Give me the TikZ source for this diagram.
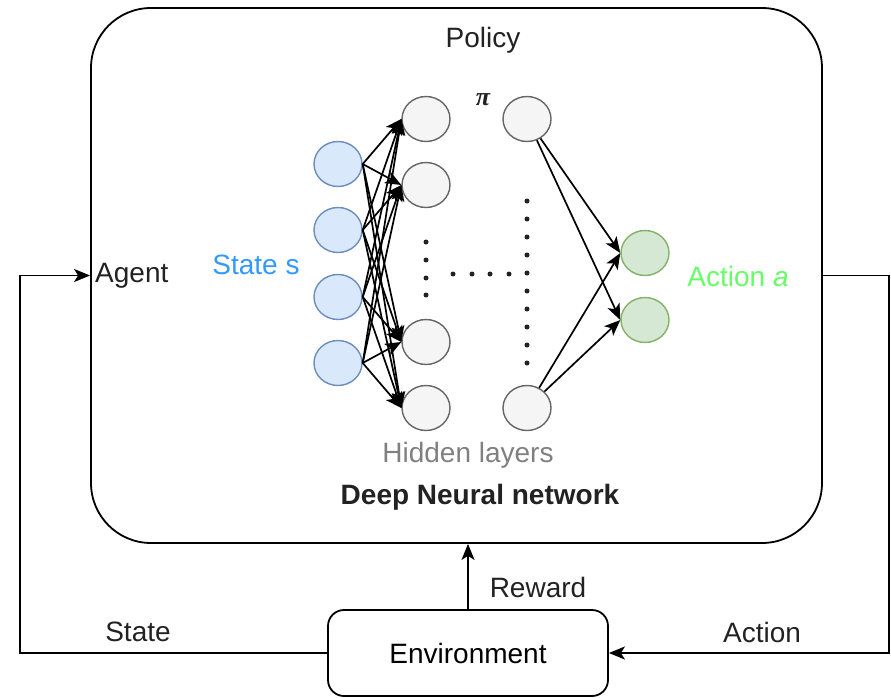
\documentclass[tikz,border=0pt]{standalone}
\usepackage{fontspec}
\setmainfont{Liberation Sans}
\newfontfamily\pifont{Liberation Serif}
\usetikzlibrary{arrows.meta,shapes.geometric}
\definecolor{infill}{HTML}{DAE8FC}
\definecolor{inedge}{HTML}{6C8EBF}
\definecolor{hidfill}{HTML}{F5F5F5}
\definecolor{hidedge}{HTML}{666666}
\definecolor{outfill}{HTML}{D5E8D4}
\definecolor{outedge}{HTML}{82B366}
\definecolor{stateblue}{HTML}{3399FF}
\definecolor{actgreen}{HTML}{66FF66}
\definecolor{txtgray}{HTML}{222222}
\definecolor{hidtxt}{HTML}{808080}
\begin{document}
\begin{tikzpicture}[x=1pt,y=-1pt,
  font=\fontsize{28}{32}\selectfont,
  neuron/.style={ellipse, line width=1.4pt, minimum width=48pt, minimum height=45pt, inner sep=0pt},
  neuronin/.style={neuron, draw=inedge, fill=infill},
  neuronhid/.style={neuron, draw=hidedge, fill=hidfill},
  neuronout/.style={neuron, draw=outedge, fill=outfill},
  nnarrow/.style={-{Stealth[length=16pt,width=13pt,inset=4pt]}, line width=1.7pt},
  looparrow/.style={-{Stealth[length=16pt,width=13pt,inset=4pt]}, line width=1.8pt},
  lbl/.style={text=txtgray, inner sep=0pt},
  dotmark/.style={circle, fill=txtgray, inner sep=0pt, minimum size=5pt}
]
\useasboundingbox (0,0) rectangle (891,698);

% boxes
\node[draw, line width=1.8pt, rounded corners=60pt, minimum width=731pt, minimum height=535pt] (agent) at (456.5,275.5) {};
\node[draw, line width=1.8pt, rounded corners=16pt, minimum width=280pt, minimum height=86pt] (env) at (468,653) {Environment};

% neurons
\node[neuronin] (i1) at (338,164) {};
\node[neuronin] (i2) at (338,230) {};
\node[neuronin] (i3) at (338,297) {};
\node[neuronin] (i4) at (338,363) {};
\node[neuronhid] (h1) at (426,119) {};
\node[neuronhid] (h2) at (426,185) {};
\node[neuronhid] (h3) at (426,342) {};
\node[neuronhid] (h4) at (426,408) {};
\node[neuronhid] (p1) at (527,119) {};
\node[neuronhid] (p2) at (527,408) {};
\node[neuronout] (o1) at (645,253) {};
\node[neuronout] (o2) at (645,320) {};

% connections
\foreach \i in {1,...,4}
  \foreach \j in {1,...,4}
    \draw[nnarrow] (i\i.east) -- (h\j.west);
\foreach \p in {p1,p2}
  \foreach \o in {o1,o2}
    \draw[nnarrow] (\p) -- (\o.west);

% dots
\foreach \k [count=\n] in {242,260,278,295}
  \node[dotmark] (da\n) at (426,\k) {};
\foreach \k [count=\n] in {453,472,490,509}
  \node[dotmark] (db\n) at (\k,274) {};
\foreach \k [count=\n] in {201,219,237,255,273,291,309,327,345,363}
  \node[dotmark] (dc\n) at (527,\k) {};

% labels
\node[lbl] (policy) at (483,40) {Policy};
\node[lbl] (pi) at (483,100) {\pifont\bfseries\itshape\fontsize{26}{28}\selectfont π};
\node[lbl, anchor=west] (agentlbl) at (95,276) {Agent};
\node[lbl, text=stateblue] (statelbl) at (256,265) {State s};
\node[lbl, text=actgreen] (actlbl) at (738,276) {Action \textit{a}};
\node[lbl, text=hidtxt] (hidlbl) at (468,455) {Hidden layers};
\node[lbl, font=\fontsize{28}{32}\selectfont\bfseries] (dnn) at (480,497) {Deep Neural network};
\node[lbl] (rewardlbl) at (538,587) {Reward};
\node[lbl] (statel) at (138,632) {State};
\node[lbl] (actionl) at (762,632) {Action};

% loop connectors
\coordinate (lb) at (20,653);
\coordinate (lt) at (20,275.5);
\coordinate (rt) at (889,275.5);
\coordinate (rb) at (889,653);
\draw[looparrow] (env.west) -- (lb) -- (lt) -- (agent.west);
\draw[looparrow] (agent.east) -- (rt) -- (rb) -- (env.east);
\draw[looparrow] (env.north) -- (env.north |- agent.south);
\end{tikzpicture}
\end{document}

▬▬▬▬▬▬▬▬▬▬

Everything from the top line of the data down to and including the line with "(0,0) rectangle (891,698);" is to be copied, except the pictures.

Give me the TikZ source for this diagram.
\documentclass[tikz,border=0pt]{standalone}
\usepackage{fontspec}
\setmainfont{Liberation Sans}
\newfontfamily\pifont{Liberation Serif}
\usetikzlibrary{arrows.meta,shapes.geometric}
\definecolor{infill}{HTML}{DAE8FC}
\definecolor{inedge}{HTML}{6C8EBF}
\definecolor{hidfill}{HTML}{F5F5F5}
\definecolor{hidedge}{HTML}{666666}
\definecolor{outfill}{HTML}{D5E8D4}
\definecolor{outedge}{HTML}{82B366}
\definecolor{stateblue}{HTML}{3399FF}
\definecolor{actgreen}{HTML}{66FF66}
\definecolor{txtgray}{HTML}{222222}
\definecolor{hidtxt}{HTML}{808080}
\begin{document}
\begin{tikzpicture}[x=1pt,y=-1pt,
  font=\fontsize{28}{32}\selectfont,
  neuron/.style={ellipse, line width=1.4pt, minimum width=48pt, minimum height=45pt, inner sep=0pt},
  neuronin/.style={neuron, draw=inedge, fill=infill},
  neuronhid/.style={neuron, draw=hidedge, fill=hidfill},
  neuronout/.style={neuron, draw=outedge, fill=outfill},
  nnarrow/.style={-{Stealth[length=16pt,width=13pt,inset=4pt]}, line width=1.7pt},
  looparrow/.style={-{Stealth[length=16pt,width=13pt,inset=4pt]}, line width=1.8pt},
  lbl/.style={text=txtgray, inner sep=0pt},
  dotmark/.style={circle, fill=txtgray, inner sep=0pt, minimum size=5pt}
]
\useasboundingbox (0,0) rectangle (891,698);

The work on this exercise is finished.